WHAT IS ASKED: Report the number of lines containing "that", with no other words.

SOURCE MATERIAL:
* begin *
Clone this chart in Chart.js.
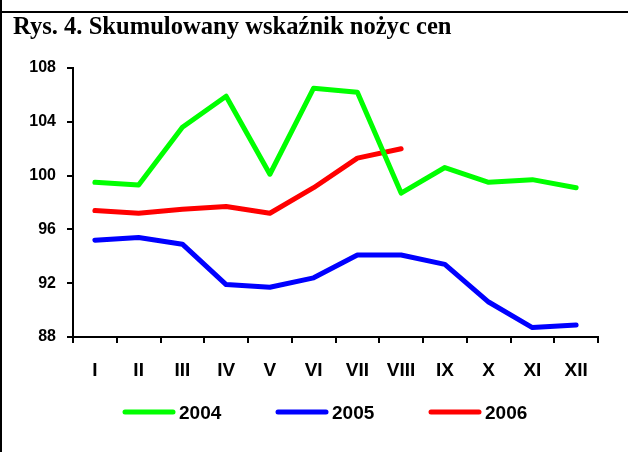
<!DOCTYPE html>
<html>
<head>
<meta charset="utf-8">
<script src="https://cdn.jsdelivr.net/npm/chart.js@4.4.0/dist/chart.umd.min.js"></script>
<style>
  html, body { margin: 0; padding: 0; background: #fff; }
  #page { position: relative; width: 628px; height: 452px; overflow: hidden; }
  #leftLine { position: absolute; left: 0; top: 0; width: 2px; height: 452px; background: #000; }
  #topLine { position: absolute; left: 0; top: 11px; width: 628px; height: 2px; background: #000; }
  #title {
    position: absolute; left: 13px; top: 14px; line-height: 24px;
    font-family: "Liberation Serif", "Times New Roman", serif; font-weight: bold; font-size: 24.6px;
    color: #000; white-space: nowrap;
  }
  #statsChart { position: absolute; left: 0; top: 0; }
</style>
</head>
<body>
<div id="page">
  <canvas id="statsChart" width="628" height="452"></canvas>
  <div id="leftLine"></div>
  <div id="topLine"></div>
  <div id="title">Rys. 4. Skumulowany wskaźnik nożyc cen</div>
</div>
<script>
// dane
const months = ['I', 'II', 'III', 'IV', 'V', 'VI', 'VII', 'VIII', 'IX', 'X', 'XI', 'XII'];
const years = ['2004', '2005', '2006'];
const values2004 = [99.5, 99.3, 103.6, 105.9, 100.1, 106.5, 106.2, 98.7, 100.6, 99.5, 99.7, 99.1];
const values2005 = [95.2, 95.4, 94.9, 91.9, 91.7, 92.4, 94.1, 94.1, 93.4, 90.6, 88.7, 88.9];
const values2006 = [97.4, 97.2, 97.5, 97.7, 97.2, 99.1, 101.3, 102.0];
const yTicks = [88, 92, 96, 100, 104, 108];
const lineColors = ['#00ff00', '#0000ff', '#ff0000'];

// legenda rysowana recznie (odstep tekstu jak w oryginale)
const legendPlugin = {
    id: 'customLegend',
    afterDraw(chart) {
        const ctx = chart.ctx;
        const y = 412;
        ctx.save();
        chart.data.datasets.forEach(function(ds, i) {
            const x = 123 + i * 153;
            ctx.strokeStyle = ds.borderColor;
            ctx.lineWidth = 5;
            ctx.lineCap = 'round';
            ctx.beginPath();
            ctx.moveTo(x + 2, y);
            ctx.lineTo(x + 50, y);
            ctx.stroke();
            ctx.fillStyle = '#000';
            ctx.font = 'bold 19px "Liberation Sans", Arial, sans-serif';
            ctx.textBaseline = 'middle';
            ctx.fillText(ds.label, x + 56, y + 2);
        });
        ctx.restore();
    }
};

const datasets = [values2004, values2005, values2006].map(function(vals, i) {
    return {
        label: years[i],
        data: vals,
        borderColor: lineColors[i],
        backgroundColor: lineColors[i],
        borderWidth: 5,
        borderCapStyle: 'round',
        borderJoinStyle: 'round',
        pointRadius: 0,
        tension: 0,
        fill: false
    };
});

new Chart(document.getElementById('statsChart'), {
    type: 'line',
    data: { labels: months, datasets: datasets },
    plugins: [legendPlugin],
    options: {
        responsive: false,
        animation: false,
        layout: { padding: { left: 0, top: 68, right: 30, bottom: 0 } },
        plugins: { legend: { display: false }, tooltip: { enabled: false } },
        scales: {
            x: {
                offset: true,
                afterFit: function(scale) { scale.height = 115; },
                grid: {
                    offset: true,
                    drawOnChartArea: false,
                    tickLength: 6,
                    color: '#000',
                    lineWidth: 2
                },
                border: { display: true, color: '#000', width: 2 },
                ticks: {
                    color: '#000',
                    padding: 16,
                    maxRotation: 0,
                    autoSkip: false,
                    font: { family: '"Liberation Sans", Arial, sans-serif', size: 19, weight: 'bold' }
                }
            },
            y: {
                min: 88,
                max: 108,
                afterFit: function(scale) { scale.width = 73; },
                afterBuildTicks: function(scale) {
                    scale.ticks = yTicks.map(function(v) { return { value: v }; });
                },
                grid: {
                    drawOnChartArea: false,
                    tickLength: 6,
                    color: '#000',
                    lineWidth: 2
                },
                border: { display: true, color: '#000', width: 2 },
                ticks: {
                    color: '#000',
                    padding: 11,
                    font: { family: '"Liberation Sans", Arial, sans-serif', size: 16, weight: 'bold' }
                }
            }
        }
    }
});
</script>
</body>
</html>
* end *
* begin *
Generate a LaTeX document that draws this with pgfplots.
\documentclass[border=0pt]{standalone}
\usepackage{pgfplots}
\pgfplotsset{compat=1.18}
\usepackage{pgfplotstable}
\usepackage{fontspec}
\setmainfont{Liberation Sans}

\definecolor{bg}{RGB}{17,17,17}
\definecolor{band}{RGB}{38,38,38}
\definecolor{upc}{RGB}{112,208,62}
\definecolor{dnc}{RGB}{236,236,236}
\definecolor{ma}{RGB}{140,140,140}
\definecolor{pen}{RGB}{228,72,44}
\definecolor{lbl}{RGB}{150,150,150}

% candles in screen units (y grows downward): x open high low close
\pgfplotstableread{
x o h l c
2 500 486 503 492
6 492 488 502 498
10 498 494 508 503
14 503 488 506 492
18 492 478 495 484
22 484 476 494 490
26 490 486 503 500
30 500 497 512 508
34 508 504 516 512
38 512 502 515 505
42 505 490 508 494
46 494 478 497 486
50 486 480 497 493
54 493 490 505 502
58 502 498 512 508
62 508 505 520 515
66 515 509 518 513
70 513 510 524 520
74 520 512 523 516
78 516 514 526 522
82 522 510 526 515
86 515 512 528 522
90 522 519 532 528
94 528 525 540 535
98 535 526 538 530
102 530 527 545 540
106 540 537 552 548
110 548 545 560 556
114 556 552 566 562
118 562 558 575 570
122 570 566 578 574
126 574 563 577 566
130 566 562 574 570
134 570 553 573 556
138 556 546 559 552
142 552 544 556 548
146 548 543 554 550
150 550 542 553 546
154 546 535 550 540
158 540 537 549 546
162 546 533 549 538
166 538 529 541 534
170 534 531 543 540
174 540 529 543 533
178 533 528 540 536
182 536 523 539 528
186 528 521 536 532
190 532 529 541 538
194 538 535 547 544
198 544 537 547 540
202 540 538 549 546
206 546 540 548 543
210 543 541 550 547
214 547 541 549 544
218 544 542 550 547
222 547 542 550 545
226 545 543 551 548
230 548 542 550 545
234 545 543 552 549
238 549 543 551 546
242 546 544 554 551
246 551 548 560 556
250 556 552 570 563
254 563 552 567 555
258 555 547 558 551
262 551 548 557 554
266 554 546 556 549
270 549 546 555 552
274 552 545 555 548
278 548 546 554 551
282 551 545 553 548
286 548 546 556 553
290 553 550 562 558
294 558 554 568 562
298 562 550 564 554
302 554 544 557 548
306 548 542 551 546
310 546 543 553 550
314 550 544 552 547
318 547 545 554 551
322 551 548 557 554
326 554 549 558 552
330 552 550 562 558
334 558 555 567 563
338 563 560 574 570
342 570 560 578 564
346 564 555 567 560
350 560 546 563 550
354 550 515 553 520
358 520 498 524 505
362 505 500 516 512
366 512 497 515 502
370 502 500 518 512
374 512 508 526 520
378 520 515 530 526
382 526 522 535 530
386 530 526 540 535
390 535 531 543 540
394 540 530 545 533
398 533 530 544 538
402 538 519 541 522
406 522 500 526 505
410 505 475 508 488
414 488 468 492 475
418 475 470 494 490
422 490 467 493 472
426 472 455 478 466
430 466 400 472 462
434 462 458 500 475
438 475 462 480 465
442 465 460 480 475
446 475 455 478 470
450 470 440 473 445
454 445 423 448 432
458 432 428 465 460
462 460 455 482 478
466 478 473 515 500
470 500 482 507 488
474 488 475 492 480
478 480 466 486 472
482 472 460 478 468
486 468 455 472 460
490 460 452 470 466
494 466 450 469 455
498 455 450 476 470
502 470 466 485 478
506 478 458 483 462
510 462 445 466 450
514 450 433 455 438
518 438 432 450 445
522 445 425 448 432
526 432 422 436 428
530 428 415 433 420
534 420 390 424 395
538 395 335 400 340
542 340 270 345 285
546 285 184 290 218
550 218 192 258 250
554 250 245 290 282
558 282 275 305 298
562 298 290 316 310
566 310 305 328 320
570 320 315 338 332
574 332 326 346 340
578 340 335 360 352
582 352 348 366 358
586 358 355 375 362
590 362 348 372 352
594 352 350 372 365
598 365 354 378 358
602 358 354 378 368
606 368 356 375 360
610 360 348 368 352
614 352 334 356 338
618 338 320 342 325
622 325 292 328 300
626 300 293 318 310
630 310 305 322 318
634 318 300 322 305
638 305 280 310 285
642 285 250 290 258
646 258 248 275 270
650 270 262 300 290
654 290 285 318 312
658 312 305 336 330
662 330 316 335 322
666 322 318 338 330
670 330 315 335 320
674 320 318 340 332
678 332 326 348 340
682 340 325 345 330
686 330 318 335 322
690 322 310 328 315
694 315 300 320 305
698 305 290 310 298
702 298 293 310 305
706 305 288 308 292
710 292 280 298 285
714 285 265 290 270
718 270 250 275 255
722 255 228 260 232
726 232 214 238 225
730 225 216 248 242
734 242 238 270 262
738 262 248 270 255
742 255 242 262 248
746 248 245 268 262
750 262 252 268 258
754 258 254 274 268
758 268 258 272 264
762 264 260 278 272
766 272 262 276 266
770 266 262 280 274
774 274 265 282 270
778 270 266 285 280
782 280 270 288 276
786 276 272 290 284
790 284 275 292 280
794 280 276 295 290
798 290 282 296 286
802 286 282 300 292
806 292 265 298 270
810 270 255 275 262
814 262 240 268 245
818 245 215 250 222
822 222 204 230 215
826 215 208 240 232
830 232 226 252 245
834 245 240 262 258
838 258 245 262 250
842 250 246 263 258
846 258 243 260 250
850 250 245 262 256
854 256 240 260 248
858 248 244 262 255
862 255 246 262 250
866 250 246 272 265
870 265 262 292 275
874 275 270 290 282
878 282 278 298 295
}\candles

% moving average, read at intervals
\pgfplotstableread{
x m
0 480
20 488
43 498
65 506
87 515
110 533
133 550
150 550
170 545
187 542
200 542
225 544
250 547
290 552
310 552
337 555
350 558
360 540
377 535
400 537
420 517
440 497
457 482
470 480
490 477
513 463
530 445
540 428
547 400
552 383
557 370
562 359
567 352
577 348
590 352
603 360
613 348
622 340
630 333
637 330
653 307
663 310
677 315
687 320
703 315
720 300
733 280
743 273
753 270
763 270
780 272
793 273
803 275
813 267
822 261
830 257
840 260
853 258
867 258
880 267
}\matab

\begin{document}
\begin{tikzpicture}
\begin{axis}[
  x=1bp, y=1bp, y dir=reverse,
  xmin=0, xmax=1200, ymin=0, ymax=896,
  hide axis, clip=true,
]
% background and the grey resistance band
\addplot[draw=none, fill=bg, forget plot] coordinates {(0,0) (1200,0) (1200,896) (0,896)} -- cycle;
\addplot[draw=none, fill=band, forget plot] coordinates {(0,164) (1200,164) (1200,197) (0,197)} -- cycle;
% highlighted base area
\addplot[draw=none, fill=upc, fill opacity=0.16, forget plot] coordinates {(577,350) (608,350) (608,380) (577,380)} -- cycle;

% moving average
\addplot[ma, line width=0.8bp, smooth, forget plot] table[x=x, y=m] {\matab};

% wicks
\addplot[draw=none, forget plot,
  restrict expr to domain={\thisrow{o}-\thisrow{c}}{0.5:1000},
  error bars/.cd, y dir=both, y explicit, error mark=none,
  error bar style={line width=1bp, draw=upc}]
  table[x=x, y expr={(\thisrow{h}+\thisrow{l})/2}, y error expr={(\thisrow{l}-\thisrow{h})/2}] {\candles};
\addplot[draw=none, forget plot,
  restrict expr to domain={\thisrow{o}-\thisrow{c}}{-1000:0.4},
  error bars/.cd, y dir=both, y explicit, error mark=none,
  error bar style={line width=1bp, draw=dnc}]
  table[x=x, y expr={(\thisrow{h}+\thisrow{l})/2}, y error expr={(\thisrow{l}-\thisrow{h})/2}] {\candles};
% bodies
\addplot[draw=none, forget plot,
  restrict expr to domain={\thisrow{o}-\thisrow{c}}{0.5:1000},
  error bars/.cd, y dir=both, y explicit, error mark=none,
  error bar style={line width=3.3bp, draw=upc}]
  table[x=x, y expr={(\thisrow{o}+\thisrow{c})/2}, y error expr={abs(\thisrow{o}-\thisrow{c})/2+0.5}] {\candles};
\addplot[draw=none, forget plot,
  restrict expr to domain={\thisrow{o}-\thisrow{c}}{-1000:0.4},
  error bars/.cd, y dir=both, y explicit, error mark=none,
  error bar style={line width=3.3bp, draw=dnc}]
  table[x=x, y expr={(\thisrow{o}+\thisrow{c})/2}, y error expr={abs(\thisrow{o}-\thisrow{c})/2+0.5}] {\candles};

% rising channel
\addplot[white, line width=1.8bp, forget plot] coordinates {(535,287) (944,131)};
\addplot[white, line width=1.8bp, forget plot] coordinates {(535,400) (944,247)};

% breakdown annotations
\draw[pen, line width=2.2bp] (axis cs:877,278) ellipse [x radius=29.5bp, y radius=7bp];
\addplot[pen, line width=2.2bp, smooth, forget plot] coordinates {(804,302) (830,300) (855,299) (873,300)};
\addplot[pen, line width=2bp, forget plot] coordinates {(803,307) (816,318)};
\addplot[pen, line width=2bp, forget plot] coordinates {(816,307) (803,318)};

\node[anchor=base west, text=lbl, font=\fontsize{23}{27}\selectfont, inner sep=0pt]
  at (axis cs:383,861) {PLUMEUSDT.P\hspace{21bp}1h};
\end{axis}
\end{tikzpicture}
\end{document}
* end *
* begin *
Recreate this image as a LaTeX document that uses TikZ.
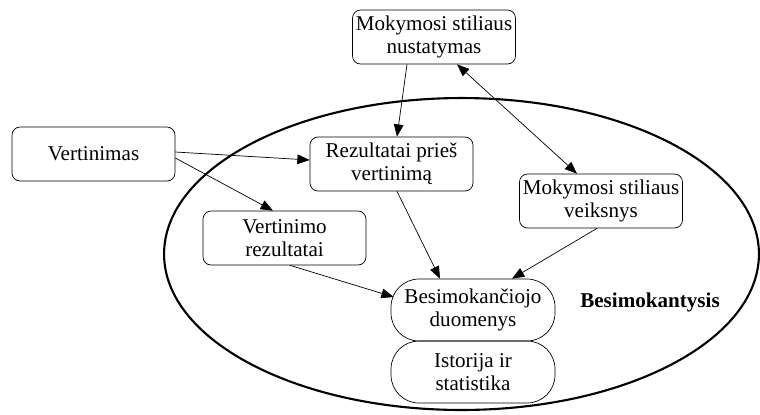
* end *
SOLUTION FOR THIS PROBLEM: 2